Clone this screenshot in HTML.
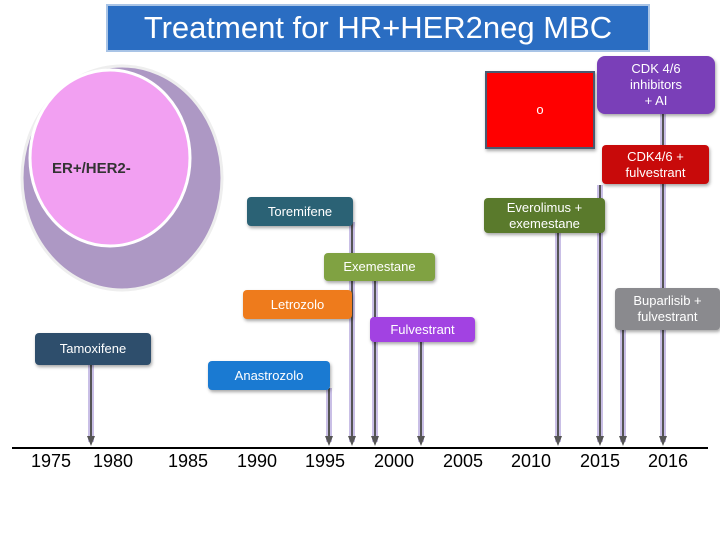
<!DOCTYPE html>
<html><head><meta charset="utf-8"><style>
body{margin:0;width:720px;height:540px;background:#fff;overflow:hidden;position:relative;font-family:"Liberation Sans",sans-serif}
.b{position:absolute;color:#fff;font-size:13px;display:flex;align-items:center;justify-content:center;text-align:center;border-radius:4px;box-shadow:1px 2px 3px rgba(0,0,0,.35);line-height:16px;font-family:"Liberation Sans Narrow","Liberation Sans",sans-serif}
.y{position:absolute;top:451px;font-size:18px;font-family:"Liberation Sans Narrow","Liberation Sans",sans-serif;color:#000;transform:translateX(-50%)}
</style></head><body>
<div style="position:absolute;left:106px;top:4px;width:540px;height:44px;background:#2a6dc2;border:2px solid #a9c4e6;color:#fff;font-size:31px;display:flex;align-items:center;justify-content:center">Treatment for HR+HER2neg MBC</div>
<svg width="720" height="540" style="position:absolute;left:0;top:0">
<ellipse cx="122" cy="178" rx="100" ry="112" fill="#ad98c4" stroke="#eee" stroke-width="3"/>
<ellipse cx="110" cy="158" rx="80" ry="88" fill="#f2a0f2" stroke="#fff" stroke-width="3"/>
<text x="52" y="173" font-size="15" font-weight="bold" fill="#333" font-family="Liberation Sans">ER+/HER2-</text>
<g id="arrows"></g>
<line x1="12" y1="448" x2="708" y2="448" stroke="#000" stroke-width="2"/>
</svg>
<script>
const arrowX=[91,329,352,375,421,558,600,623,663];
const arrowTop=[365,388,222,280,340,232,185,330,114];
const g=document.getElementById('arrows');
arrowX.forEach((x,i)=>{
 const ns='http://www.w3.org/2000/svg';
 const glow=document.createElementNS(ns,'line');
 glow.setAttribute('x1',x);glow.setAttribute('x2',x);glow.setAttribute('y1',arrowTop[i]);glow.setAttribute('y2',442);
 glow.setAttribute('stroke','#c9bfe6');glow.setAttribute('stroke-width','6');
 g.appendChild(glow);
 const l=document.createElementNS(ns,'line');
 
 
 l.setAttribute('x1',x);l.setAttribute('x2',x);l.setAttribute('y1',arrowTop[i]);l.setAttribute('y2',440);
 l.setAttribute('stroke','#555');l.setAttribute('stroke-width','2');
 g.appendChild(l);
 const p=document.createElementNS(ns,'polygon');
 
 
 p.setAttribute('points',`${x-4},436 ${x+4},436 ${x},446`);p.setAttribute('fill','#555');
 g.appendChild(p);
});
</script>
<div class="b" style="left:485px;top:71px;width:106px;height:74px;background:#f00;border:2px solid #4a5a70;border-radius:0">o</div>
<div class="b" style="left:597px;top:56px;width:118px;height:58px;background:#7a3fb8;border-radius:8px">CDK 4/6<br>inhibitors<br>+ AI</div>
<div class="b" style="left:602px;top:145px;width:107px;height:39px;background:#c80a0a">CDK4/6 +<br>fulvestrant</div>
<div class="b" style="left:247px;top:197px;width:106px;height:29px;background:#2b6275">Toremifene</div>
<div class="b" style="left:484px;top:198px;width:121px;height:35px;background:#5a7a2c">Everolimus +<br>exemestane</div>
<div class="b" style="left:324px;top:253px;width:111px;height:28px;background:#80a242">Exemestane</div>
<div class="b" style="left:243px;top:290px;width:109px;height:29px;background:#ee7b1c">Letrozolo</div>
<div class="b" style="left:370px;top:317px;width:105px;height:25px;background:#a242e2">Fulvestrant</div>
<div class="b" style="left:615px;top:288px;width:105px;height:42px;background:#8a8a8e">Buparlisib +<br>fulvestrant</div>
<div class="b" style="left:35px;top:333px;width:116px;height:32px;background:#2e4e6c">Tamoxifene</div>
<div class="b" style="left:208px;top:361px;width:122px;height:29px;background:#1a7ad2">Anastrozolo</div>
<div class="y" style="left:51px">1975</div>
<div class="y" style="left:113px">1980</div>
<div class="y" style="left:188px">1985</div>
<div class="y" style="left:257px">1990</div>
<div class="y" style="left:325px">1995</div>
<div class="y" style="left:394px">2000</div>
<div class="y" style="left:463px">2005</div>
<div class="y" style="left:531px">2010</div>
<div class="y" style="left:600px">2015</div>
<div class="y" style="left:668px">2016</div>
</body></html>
◆ ◆ ◆ ◆ ◆
Repeat the material above in full and exactly, apart from the pictures.

Written solution –
Clone this screenshot in HTML.
<!DOCTYPE html>
<html><head><meta charset="utf-8"><style>
body{margin:0;width:720px;height:540px;background:#fff;overflow:hidden;position:relative;font-family:"Liberation Sans",sans-serif}
.b{position:absolute;color:#fff;font-size:13px;display:flex;align-items:center;justify-content:center;text-align:center;border-radius:4px;box-shadow:1px 2px 3px rgba(0,0,0,.35);line-height:16px;font-family:"Liberation Sans Narrow","Liberation Sans",sans-serif}
.y{position:absolute;top:451px;font-size:18px;font-family:"Liberation Sans Narrow","Liberation Sans",sans-serif;color:#000;transform:translateX(-50%)}
</style></head><body>
<div style="position:absolute;left:106px;top:4px;width:540px;height:44px;background:#2a6dc2;border:2px solid #a9c4e6;color:#fff;font-size:31px;display:flex;align-items:center;justify-content:center">Treatment for HR+HER2neg MBC</div>
<svg width="720" height="540" style="position:absolute;left:0;top:0">
<ellipse cx="122" cy="178" rx="100" ry="112" fill="#ad98c4" stroke="#eee" stroke-width="3"/>
<ellipse cx="110" cy="158" rx="80" ry="88" fill="#f2a0f2" stroke="#fff" stroke-width="3"/>
<text x="52" y="173" font-size="15" font-weight="bold" fill="#333" font-family="Liberation Sans">ER+/HER2-</text>
<g id="arrows"></g>
<line x1="12" y1="448" x2="708" y2="448" stroke="#000" stroke-width="2"/>
</svg>
<script>
const arrowX=[91,329,352,375,421,558,600,623,663];
const arrowTop=[365,388,222,280,340,232,185,330,114];
const g=document.getElementById('arrows');
arrowX.forEach((x,i)=>{
 const ns='http://www.w3.org/2000/svg';
 const glow=document.createElementNS(ns,'line');
 glow.setAttribute('x1',x);glow.setAttribute('x2',x);glow.setAttribute('y1',arrowTop[i]);glow.setAttribute('y2',442);
 glow.setAttribute('stroke','#c9bfe6');glow.setAttribute('stroke-width','6');
 g.appendChild(glow);
 const l=document.createElementNS(ns,'line');
 
 
 l.setAttribute('x1',x);l.setAttribute('x2',x);l.setAttribute('y1',arrowTop[i]);l.setAttribute('y2',440);
 l.setAttribute('stroke','#555');l.setAttribute('stroke-width','2');
 g.appendChild(l);
 const p=document.createElementNS(ns,'polygon');
 
 
 p.setAttribute('points',`${x-4},436 ${x+4},436 ${x},446`);p.setAttribute('fill','#555');
 g.appendChild(p);
});
</script>
<div class="b" style="left:485px;top:71px;width:106px;height:74px;background:#f00;border:2px solid #4a5a70;border-radius:0">o</div>
<div class="b" style="left:597px;top:56px;width:118px;height:58px;background:#7a3fb8;border-radius:8px">CDK 4/6<br>inhibitors<br>+ AI</div>
<div class="b" style="left:602px;top:145px;width:107px;height:39px;background:#c80a0a">CDK4/6 +<br>fulvestrant</div>
<div class="b" style="left:247px;top:197px;width:106px;height:29px;background:#2b6275">Toremifene</div>
<div class="b" style="left:484px;top:198px;width:121px;height:35px;background:#5a7a2c">Everolimus +<br>exemestane</div>
<div class="b" style="left:324px;top:253px;width:111px;height:28px;background:#80a242">Exemestane</div>
<div class="b" style="left:243px;top:290px;width:109px;height:29px;background:#ee7b1c">Letrozolo</div>
<div class="b" style="left:370px;top:317px;width:105px;height:25px;background:#a242e2">Fulvestrant</div>
<div class="b" style="left:615px;top:288px;width:105px;height:42px;background:#8a8a8e">Buparlisib +<br>fulvestrant</div>
<div class="b" style="left:35px;top:333px;width:116px;height:32px;background:#2e4e6c">Tamoxifene</div>
<div class="b" style="left:208px;top:361px;width:122px;height:29px;background:#1a7ad2">Anastrozolo</div>
<div class="y" style="left:51px">1975</div>
<div class="y" style="left:113px">1980</div>
<div class="y" style="left:188px">1985</div>
<div class="y" style="left:257px">1990</div>
<div class="y" style="left:325px">1995</div>
<div class="y" style="left:394px">2000</div>
<div class="y" style="left:463px">2005</div>
<div class="y" style="left:531px">2010</div>
<div class="y" style="left:600px">2015</div>
<div class="y" style="left:668px">2016</div>
</body></html>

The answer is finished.